And so my attempt to watch more Spielberg continues!
This time, I jumped back in time to 1987 to give one of his more ‘classic’ films a watch. Empire of the Sun itself takes place even longer ago during the Second World War, where we meet Jamie (a young Christian Bale), a privileged British boy who has been brought up in Shanghai by his well to-do parents. When the Japanese unexpectedly invade the city, Jamie gets separated from his mother and father and is held captive by the aggressors.
I won’t lie to you, I was completely ignorant of the fact that this was Christian Bale’s first starring role… but now it’s incredibly obvious why he’s such a huge star today. Not only was his first big acting gig a leading role, but he managed to gain the attention of Steven Spielberg from such an early age. Impressive.
Speaking of Spielberg… Sigh. (That’s a loving sigh, by the way.) As usual, the production value he boasts here is of the highest order. Absolutely nothing is out of place: the costuming, the props, the scenery, John Williams’ score… Spielberg’s fingerprint is present in every single element and it’s wonderful to see. There’s a reason he’s one of the most celebrated and well-known directors of her time, and that reason is on full show in this movie.
It seems that critics are torn by this one, but for me it’s lowkey one of Spielberg’s most impressive in its technical aspects. However, whilst the first hour or so of storytelling is quite remarkable, it becomes extremely slow-paced and convoluted after that, suggesting that the script really should have been edited and cut down to save us from this awfully long runtime.
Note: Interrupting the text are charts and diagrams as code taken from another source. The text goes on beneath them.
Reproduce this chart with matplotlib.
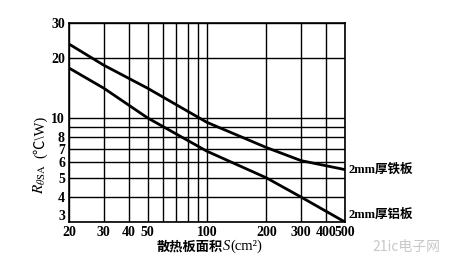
import matplotlib.pyplot as plt
from matplotlib.ticker import FixedLocator, NullFormatter
from matplotlib.offsetbox import TextArea, HPacker, AnchoredOffsetbox

plt.rcParams['font.family'] = ['Liberation Serif', 'Noto Sans CJK SC', 'DejaVu Sans']
plt.rcParams['mathtext.fontset'] = 'stix'

# area S (cm^2) and thermal resistance R (C/W)
area = [20, 30, 50, 100, 200, 300, 500]
r_iron = [23.5, 18.4, 14.1, 9.5, 7.1, 6.1, 5.5]
r_alu = [17.8, 14.1, 10.0, 6.8, 5.0, 4.0, 3.0]

x_grid = [20, 30, 40, 50, 60, 70, 80, 90, 100, 200, 300, 400, 500]
x_labels = [20, 30, 40, 50, 100, 200, 300, 400, 500]
y_grid = [3, 4, 5, 6, 7, 8, 9, 10, 20, 30]
y_labels = [3, 4, 5, 6, 7, 8, 10, 20, 30]

fig = plt.figure(figsize=(4.49, 2.74), dpi=100)
ax = fig.add_axes([0.154, 0.19, 0.614, 0.726])
ax.set_xscale('log')
ax.set_yscale('log')
ax.set_xlim(20, 500)
ax.set_ylim(3, 30)

for v in x_grid:
    ax.axvline(v, color='black', lw=1.0)
for v in y_grid:
    ax.axhline(v, color='black', lw=1.0)

ax.plot(area, r_iron, color='black', lw=2.0)
ax.plot(area, r_alu, color='black', lw=2.0)

ax.xaxis.set_major_locator(FixedLocator(x_labels))
ax.xaxis.set_minor_locator(FixedLocator([]))
ax.set_xticklabels([str(v) for v in x_labels])
ax.yaxis.set_major_locator(FixedLocator(y_labels))
ax.yaxis.set_minor_locator(FixedLocator([]))
ax.yaxis.set_minor_formatter(NullFormatter())
# bottom label "3" is drawn a bit higher, as in the original
ax.set_yticklabels(['' if v == y_labels[0] else str(v) for v in y_labels])
ax.text(-0.012, y_labels[0] * 1.07, str(y_labels[0]), transform=ax.get_yaxis_transform(),
        ha='right', va='center', fontsize=10, fontweight='bold')
ax.tick_params(length=0, labelsize=10)
ax.tick_params(axis='x', pad=3)
ax.tick_params(axis='y', pad=3)
for lab in ax.get_xticklabels() + ax.get_yticklabels():
    lab.set_fontweight('bold')
for s in ax.spines.values():
    s.set_linewidth(1.2)

ax.text(1.015, r_iron[-1], '2mm厚铁板', transform=ax.get_yaxis_transform(),
        va='center', ha='left', fontsize=9, fontweight='bold')
ax.text(1.015, 3.25, '2mm厚铝板', transform=ax.get_yaxis_transform(),
        va='center', ha='left', fontsize=9, fontweight='bold')

# x label: Chinese part + italic S + (cm²)
parts = HPacker(children=[
    TextArea('散热板面积', textprops=dict(fontsize=9.5, fontweight='bold')),
    TextArea('S', textprops=dict(fontsize=10.5, style='italic')),
    TextArea('(cm²)', textprops=dict(fontsize=10.5)),
], align='baseline', pad=0, sep=0)
box = AnchoredOffsetbox(loc='center', child=parts, frameon=False, pad=0,
                        bbox_to_anchor=(0.466, 0.1), bbox_transform=fig.transFigure,
                        borderpad=0)
fig.add_artist(box)

# y label: R_thetaSA (C\W)
ax.text(-0.105, 0.215, r'$R_{\theta\mathrm{SA}}$', transform=ax.transAxes,
        rotation=90, ha='center', va='center', fontsize=11)
ax.text(-0.105, 0.43, '(℃\\W)', transform=ax.transAxes,
        rotation=90, ha='center', va='center', fontsize=10.5)

fig.text(0.83, 0.085, '21ic电子网', color='#c8c8c8', fontsize=10,
         family=['Noto Sans CJK SC', 'DejaVu Sans'])

fig.savefig('out.png', dpi=100)
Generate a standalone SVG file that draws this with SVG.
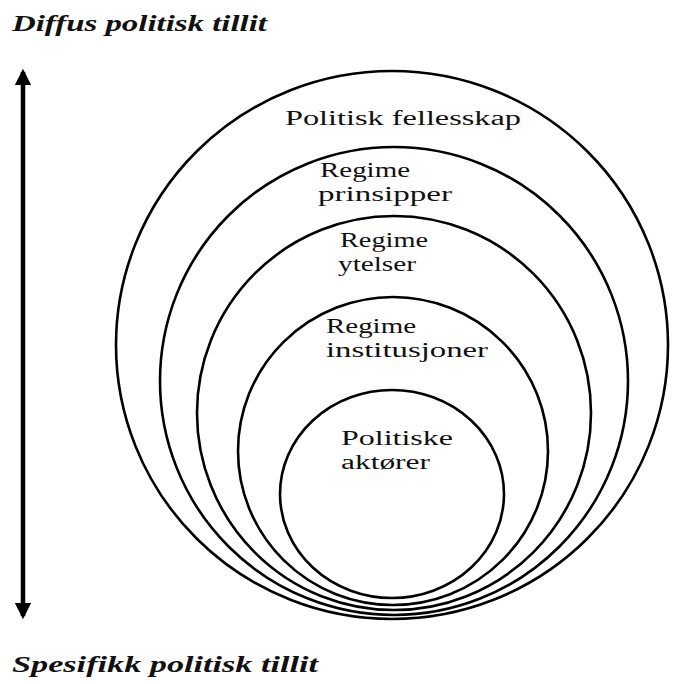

It is interesting to see war through a child’s eyes though and it succeeds in portraying war as pointless and ridiculous.
One thing you can’t fault is the supporting cast. Miranda Richardson and John Malkovich are particularly noteworthy, and even Nigel Havers brings emotional heft. And is that Ben Stiller?! Weird. But kinda great.
No movie reviewed on The Quayside Review as of now has prompted me to take a photo of my TV screen. But this did. Excuse the poor quality, but just look at this:
Ugh. This is masterful directing and some of the shots are picture perfect, you can’t deny that. The one above (which incidentally looks a hell of a lot better in real life!) took my breath away completely, and is a complete masterclass in depth and framing. Honestly just wonderful filmmaking on Spielberg’s behalf.
Sadly the exceedingly long runtime lets it down, but in terms of the mastery of filmmaking, Empire of the Sun is near perfect. Whilst the story itself is often emotional and tear-inducing however, it’s not quite at the level of emotional breakdown that E.T. is.
Empire of the Sun is available to stream on Sky Cinema and Now TV in the UK.